Early bosses in these games tend to be fairly tough before you have more flexibility to work out a build, and to that end find good equipment (I don’t think I ever beat the big skeleton at the start of Order of Ecclesia). When you’re exploring and slowly acquiring xp and finding harder hitting weapons it becomes easier and easier, until it slaps you back down and asks you to pay attention.
I’m running into roadblocks now where I can’t outlast bosses and have to try to learn patterns again, I was never very good at positioning in these games when it came down to it…
Hm, I’m basically doing this, but I just don’t last long enough (obviously) before dying.
I would really appreciate an easy mode for this game, tbh - the actual bosses are the least important part of it to me, yet they block actual progress.
Edit: no, another couple of attempts later, it’s really not worth my mental health to keep bouncing off the first boss in the game, on the easiest setting.
Have fun, everyone, but this is not for me.

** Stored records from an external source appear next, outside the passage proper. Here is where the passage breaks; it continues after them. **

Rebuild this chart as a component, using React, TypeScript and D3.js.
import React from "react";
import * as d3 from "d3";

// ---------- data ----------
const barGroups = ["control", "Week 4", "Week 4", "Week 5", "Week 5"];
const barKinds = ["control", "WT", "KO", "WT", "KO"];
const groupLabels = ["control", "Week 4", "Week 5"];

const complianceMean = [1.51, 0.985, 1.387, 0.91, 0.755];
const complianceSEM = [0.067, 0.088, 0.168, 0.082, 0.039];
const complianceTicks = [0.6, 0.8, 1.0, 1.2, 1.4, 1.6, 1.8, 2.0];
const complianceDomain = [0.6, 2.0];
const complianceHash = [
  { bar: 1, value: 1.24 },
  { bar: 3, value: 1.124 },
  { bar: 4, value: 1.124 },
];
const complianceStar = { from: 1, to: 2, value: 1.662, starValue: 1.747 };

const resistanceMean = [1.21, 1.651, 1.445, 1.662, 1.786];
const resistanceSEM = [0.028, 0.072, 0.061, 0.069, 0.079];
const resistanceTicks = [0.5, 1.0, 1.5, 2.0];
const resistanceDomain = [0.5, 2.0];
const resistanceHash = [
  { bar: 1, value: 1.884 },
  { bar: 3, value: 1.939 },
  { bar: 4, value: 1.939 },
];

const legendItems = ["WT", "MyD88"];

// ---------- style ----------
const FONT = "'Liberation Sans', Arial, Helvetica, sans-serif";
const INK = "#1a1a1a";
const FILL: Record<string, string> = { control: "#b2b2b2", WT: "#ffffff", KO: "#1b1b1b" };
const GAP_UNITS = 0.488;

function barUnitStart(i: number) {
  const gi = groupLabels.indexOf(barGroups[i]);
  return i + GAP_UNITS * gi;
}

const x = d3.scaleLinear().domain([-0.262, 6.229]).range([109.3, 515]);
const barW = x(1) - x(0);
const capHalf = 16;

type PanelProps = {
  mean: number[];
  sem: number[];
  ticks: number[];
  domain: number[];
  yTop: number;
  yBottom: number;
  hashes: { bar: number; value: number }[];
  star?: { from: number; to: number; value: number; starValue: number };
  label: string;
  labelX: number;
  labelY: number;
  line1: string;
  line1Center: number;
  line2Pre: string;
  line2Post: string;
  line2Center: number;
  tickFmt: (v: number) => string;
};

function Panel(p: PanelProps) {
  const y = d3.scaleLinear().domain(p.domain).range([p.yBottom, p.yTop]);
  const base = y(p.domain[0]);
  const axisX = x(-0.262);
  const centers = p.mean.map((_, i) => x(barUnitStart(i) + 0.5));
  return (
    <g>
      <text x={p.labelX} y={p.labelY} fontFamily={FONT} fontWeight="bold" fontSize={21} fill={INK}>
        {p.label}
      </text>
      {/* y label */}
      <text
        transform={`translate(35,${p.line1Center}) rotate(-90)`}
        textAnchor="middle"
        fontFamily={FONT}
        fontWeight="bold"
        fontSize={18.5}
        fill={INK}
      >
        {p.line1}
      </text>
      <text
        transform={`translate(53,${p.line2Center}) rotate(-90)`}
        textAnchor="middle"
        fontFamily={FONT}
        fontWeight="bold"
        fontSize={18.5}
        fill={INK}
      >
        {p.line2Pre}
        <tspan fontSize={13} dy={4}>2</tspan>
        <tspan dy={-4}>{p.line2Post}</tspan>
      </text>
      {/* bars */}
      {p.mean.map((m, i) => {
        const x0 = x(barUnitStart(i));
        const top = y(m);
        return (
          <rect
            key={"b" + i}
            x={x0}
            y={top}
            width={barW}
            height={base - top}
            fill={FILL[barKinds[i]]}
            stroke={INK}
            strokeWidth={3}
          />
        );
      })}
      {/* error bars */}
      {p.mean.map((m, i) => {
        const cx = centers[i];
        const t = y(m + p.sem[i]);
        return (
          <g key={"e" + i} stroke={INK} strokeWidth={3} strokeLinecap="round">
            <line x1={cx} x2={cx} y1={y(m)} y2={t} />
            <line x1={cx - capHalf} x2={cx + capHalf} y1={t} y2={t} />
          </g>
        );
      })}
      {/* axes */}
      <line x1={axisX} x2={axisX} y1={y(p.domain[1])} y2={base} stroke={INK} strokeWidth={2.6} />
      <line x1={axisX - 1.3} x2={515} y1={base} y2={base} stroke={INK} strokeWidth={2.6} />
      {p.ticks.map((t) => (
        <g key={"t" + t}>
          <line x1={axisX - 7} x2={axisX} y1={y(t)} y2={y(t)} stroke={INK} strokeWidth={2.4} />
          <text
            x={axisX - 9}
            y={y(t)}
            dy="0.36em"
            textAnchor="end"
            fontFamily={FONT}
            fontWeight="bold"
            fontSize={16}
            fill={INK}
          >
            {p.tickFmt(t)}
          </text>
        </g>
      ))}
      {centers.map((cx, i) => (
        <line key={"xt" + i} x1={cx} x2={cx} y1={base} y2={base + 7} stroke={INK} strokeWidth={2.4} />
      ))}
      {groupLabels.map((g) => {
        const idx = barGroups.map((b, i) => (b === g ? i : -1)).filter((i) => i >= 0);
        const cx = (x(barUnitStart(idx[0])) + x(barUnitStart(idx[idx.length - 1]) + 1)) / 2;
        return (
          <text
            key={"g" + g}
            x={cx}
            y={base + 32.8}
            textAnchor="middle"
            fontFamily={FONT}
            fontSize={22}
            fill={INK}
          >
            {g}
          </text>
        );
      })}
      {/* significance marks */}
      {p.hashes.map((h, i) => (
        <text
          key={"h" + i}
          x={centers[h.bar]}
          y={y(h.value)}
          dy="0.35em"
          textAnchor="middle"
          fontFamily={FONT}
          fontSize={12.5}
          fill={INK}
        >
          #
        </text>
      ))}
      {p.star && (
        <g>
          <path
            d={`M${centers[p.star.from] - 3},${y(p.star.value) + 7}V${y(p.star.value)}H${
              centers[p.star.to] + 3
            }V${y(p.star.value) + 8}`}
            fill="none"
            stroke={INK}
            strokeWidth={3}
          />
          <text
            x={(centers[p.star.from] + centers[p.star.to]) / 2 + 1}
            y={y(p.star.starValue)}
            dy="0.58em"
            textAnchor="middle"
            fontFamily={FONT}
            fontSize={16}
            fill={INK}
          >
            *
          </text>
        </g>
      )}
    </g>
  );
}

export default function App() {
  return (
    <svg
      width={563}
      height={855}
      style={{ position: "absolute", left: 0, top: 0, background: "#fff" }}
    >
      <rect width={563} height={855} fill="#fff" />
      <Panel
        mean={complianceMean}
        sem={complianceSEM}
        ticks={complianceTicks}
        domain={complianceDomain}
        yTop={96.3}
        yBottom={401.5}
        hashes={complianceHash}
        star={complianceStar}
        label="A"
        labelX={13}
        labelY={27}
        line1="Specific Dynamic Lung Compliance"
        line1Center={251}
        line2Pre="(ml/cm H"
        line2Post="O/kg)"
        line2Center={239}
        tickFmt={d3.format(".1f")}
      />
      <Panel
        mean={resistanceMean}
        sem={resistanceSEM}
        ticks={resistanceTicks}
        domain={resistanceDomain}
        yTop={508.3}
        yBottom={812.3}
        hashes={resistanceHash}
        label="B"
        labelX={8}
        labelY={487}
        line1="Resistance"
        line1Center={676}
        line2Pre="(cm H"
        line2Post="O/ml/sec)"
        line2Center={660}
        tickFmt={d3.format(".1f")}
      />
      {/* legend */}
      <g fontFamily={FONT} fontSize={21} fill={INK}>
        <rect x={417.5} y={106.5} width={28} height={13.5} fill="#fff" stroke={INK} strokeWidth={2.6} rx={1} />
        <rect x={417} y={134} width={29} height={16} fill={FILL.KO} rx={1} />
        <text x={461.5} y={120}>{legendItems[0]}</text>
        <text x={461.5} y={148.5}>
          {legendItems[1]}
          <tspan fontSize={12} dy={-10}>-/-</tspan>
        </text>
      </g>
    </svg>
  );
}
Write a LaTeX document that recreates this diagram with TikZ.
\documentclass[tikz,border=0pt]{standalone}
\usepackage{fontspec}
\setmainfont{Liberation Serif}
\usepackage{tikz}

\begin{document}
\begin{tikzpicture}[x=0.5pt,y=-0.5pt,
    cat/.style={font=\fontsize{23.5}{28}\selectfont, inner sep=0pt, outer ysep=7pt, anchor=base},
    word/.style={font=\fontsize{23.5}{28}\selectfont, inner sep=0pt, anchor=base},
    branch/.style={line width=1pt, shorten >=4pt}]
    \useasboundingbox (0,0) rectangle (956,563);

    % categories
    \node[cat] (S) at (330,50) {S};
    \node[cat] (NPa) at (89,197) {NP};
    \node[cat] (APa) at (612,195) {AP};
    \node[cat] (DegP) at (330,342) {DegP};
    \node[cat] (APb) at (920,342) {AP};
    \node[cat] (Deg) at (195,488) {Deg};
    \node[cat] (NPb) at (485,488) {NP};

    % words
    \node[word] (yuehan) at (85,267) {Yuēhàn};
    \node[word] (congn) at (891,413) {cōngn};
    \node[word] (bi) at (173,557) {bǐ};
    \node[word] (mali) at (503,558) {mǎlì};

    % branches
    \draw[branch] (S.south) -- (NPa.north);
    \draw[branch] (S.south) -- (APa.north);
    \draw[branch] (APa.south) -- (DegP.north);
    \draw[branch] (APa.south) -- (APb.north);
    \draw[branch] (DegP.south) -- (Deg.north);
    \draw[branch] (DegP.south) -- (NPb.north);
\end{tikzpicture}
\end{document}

In the event you want to try again, my tip would be to use the claymore because it does a lot of damage and is easy to get overhead hits in on her when she goes into the background. But yeah it’s a weirdly tough first boss.
I saw some people on here were having trouble so I’m gonna leave my one cheap trick to that has trivialized a lot of bosses for me (8 hours in): use the fireball spell you get in the first area for everything (flame cannon I think?) It’s extremely cheap Mana wise. Then you can have Johannes upgrade it for you using gunpowder you just buy from the shop super cheap up to lv 6-8 where it shoots 4 full damage fireballs at once. You can do this pretty much right when you unlock crafting and it one shots pretty much everything and melts bosses.